I ultimately don’t mind Aquaman #2, but I still don’t know what the hook of the series is. It’s certainly improved since the series’ Rebirth issue, but is middling the best we will ever get out of it? What do you think the core of appeal of the series is, Kyle? Who is it meant for?
Kyle: Presumably it’s aiming to jump-off from the initial Johns take that was the first real sales success for the character in many a year. The difference is, by Issue 2 of that previous run, we had a pretty good sense of where the creative team was headed, and I’m not totally sure I can say the same about what Abnett is going for here. The final page reveal, with what I presume is a new character, will likely lead to whatever the actual arc is, but there was just something very “meat and potatoes” about that entire presentation. The design of that character wasn’t that interesting, and I get the feeling we’ll get some story about an anti-Atlantean shadow organization coming soon. Which could be an angle worth pursuing, but so far, who knows?
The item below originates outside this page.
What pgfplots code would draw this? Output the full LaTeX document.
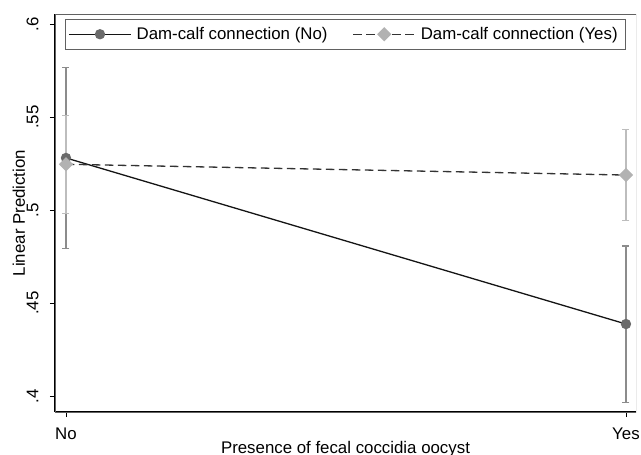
\documentclass[border=0pt]{standalone}
\usepackage{fontspec}
\setmainfont{Liberation Sans}
\usepackage{pgfplots}
\pgfplotsset{compat=1.18}

\definecolor{meanNo}{gray}{0.42}
\definecolor{ciNo}{gray}{0.55}
\definecolor{meanYes}{gray}{0.70}
\definecolor{ciYes}{gray}{0.74}
\definecolor{lineNo}{gray}{0.08}
\definecolor{lineYes}{gray}{0.20}
\definecolor{framegray}{gray}{0.38}

\newcommand{\chartfont}{\fontsize{16.9}{19.5}\selectfont}

\begin{document}
\begin{tikzpicture}
\path[use as bounding box] (-55bp,-43bp) rectangle (586bp,412bp);
\begin{axis}[
  scale only axis, width=581bp, height=398bp,
  xmin=-0.0196, xmax=1.0179, ymin=0.3914, ymax=0.6054,
  xtick={0,1}, xticklabels={No,Yes},
  ytick={0.4,0.45,0.5,0.55,0.6}, yticklabels={.4,.45,.5,.55,.6},
  tick align=outside, major tick length=5bp,
  every tick/.style={black, line width=0.9bp},
  axis x line*=bottom, axis y line*=left,
  axis line style={black, line width=1.2bp, -},
  font=\chartfont,
  yticklabel style={rotate=90, anchor=base, inner sep=0pt, font=\chartfont},
  xticklabel style={anchor=base, inner sep=0pt, font=\chartfont},
  yticklabel shift=11.7bp,
  xticklabel shift=22.5bp,
  xlabel={Presence of fecal coccidia oocyst},
  ylabel={Linear Prediction},
  xlabel style={at={([yshift=-41bp]axis description cs:0.5,0)}, anchor=base, inner sep=0pt, font=\chartfont},
  ylabel style={at={([xshift=-30bp]axis description cs:0,0.5)}, anchor=base, inner sep=0pt, rotate=0, font=\chartfont},
  legend columns=2,
  legend style={at={([yshift=-5bp]axis description cs:0.5,1)}, anchor=north,
    draw=framegray, line width=0.8bp, inner xsep=3bp, inner ysep=1.5bp,
    nodes={font=\chartfont, inner xsep=5bp, inner ysep=6.5bp},
    /tikz/every even column/.append style={column sep=20bp}},
  legend cell align=left,
  legend image code/.code={\draw[mark repeat=2,mark phase=2,#1] plot coordinates {(0bp,0bp) (31bp,0bp) (62bp,0bp)};},
]
% plot region outline
\draw[framegray, line width=0.8bp] (rel axis cs:0,0) rectangle (rel axis cs:1,1);

% 95% confidence intervals
\addplot[ciNo, forget plot, only marks, mark=none,
  error bars/.cd, y dir=both, y explicit,
  error bar style={ciNo, line width=1.2bp},
  error mark options={ciNo, rotate=90, mark size=3.5bp, line width=1.2bp}]
  coordinates {(0,0.528) +- (0,0.0485) (1,0.4387) +- (0,0.042)};
\addplot[ciYes, forget plot, only marks, mark=none,
  error bars/.cd, y dir=both, y explicit,
  error bar style={ciYes, line width=1.2bp},
  error mark options={ciYes, rotate=90, mark size=3.5bp, line width=1.2bp}]
  coordinates {(0,0.5246) +- (0,0.0264) (1,0.5188) +- (0,0.0244)};

% predicted margins
\addplot[lineNo, line width=1.3bp, mark=*, mark size=4.5bp,
  mark options={solid, fill=meanNo, draw=meanNo}]
  coordinates {(0,0.528) (1,0.4387)};
\addlegendentry{Dam-calf connection (No)}
\addplot[lineYes, line width=1.3bp, dash pattern=on 8.5bp off 4.5bp,
  mark=square*, mark size=4.4bp,
  mark options={solid, rotate=45, fill=meanYes, draw=meanYes}]
  coordinates {(0,0.5246) (1,0.5188)};
\addlegendentry{Dam-calf connection (Yes)}
\end{axis}
\end{tikzpicture}
\end{document}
This is a weird book for me, I don’t dislike it, but I also can’t say I’m hooked enough to where I just gotta know what’s going to happen next. It feels like the definition of mediocre superhero comics, but as we said before this thing really does seem to live or die on its visuals. While I don’t think Eaton is a bad artist by any means, he’s just doing workmanlike pencils here. Aquaman needs to be visually arresting or it threatens to become a painfully dull ride.
Phillipe Briones will taking over his side of the series in two weeks, perhaps that’ll settle things with some narrative consistency. But like you, I just don’t know man. I’m a maybe here, veering on pass.
Alex: Aquaman #2 gets a pass from me this week as well. From a narrative standpoint, this issue is better than the previous two, but the series still lacks a solid hook.